Japan, home to Microsoft's biggest rivals in the game console wars, Sony and Nintendo, may see price cuts to Xbox 360 consoles next week, but Microsoft is keeping the official time quiet. The company plans to hold an Xbox news conference in Japan next Wednesday, according to Julie Leong, at Microsoft in Hong Kong.
Other parts of Asia-Pacific will begin enjoying lower priced Xbox 360s on Sept. 10, the company said Friday.
The suggested retail price of an Xbox 360 Elite console with a 120GB hard drive will be lowered by around 28 percent to US$305 in Hong Kong, Singapore, South Korea and Taiwan. Microsoft has taken the HDMI cable out of the Xbox 360 Elite, one of the reasons for the price reduction. Amazon.com lists a number of HDMI cables for sale for between $10 to $20.
The difference in timing for the price reductions is because the new Xbox 360 Elites without HDMI cables won't hit stores in Asia until Sept. 10, said Leong. The consoles are also slightly different than consoles sold elsewhere because they conform to television standards used in Japan, which are different from other parts of the world.

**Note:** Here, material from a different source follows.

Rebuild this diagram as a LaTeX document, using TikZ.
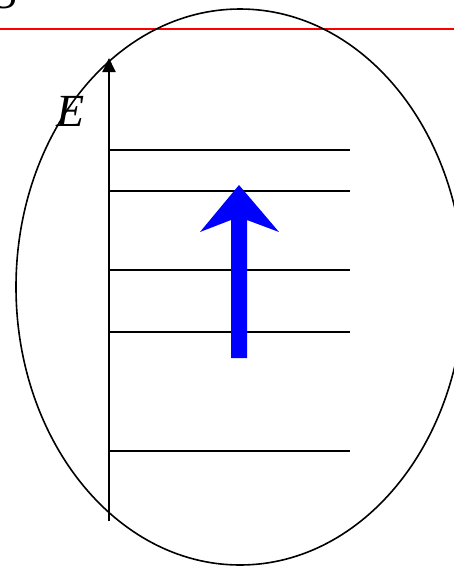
\documentclass[tikz,border=0pt]{standalone}
\usepackage{fontspec}
\setmainfont{Liberation Serif}
\usetikzlibrary{arrows.meta}
\begin{document}
\begin{tikzpicture}[x=1pt,y=-1pt,
  level/.style={line width=2pt},
  axisline/.style={line width=2pt,-{Triangle[length=14pt,width=13pt]}},
  bluearrow/.style={fill=blue,draw=none},
  bigtext/.style={font=\fontsize{46}{50}\selectfont\itshape,inner sep=0pt}]
\useasboundingbox (0,0) rectangle (454,566);
% partial label at top left (cut off)
\node[bigtext,anchor=base west] (s) at (-6,8) {S};
% red line
\draw[red,line width=2pt] (0,28.5) coordinate (r1) -- (454,28.5) coordinate (r2);
% ellipse
\draw[line width=1.6pt] (240,287) ellipse [x radius=224, y radius=278];
% axis
\coordinate (a0) at (109,521);
\coordinate (a1) at (109,58);
\draw[axisline] (a0) -- (a1);
\node[bigtext] (E) at (71,111) {E};
% levels
\foreach \yy in {150,191,270,332,451}
  \draw[level] (109,\yy) -- (350,\yy);
% blue arrow
\fill[bluearrow] (231,358) -- (231,220) -- (200,232) -- (239,185) -- (279,232) -- (247,220) -- (247,358) -- cycle;
\end{tikzpicture}
\end{document}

The Xbox 360 is not officially sold in China, where the sale of game consoles is restricted.
The announcement follows Microsoft's $100 price cut on the Microsoft Xbox 360 Elite console in the U.S., which will end up at $299.99. The company also lowered the price of the Xbox 360 Pro console to $249.99, a $50 reduction, while the Xbox 360 Arcade remained $199.99.
Microsoft has made some notably different moves with the Xbox 360 in other regions of the world. In the U.K., the company will phase out the Xbox 360 Pro, which has a 60GB hard drive, and only sell the Elite and Arcade versions of the console in future.
Just over a week ago, Sony lopped $100 off the price of its premium PlayStation 3 game console to $299.99 in the U.S. That machine boasts a Blu-ray Disc player in addition to gaming functions. Sony has sought to make the device a product for anyone's living room, not just people who enjoy games.
Some reports indicate the price reductions by Microsoft and Sony pressure Nintendo to follow suit on the Wii, which at US$249.99 remains less expensive than its rivals.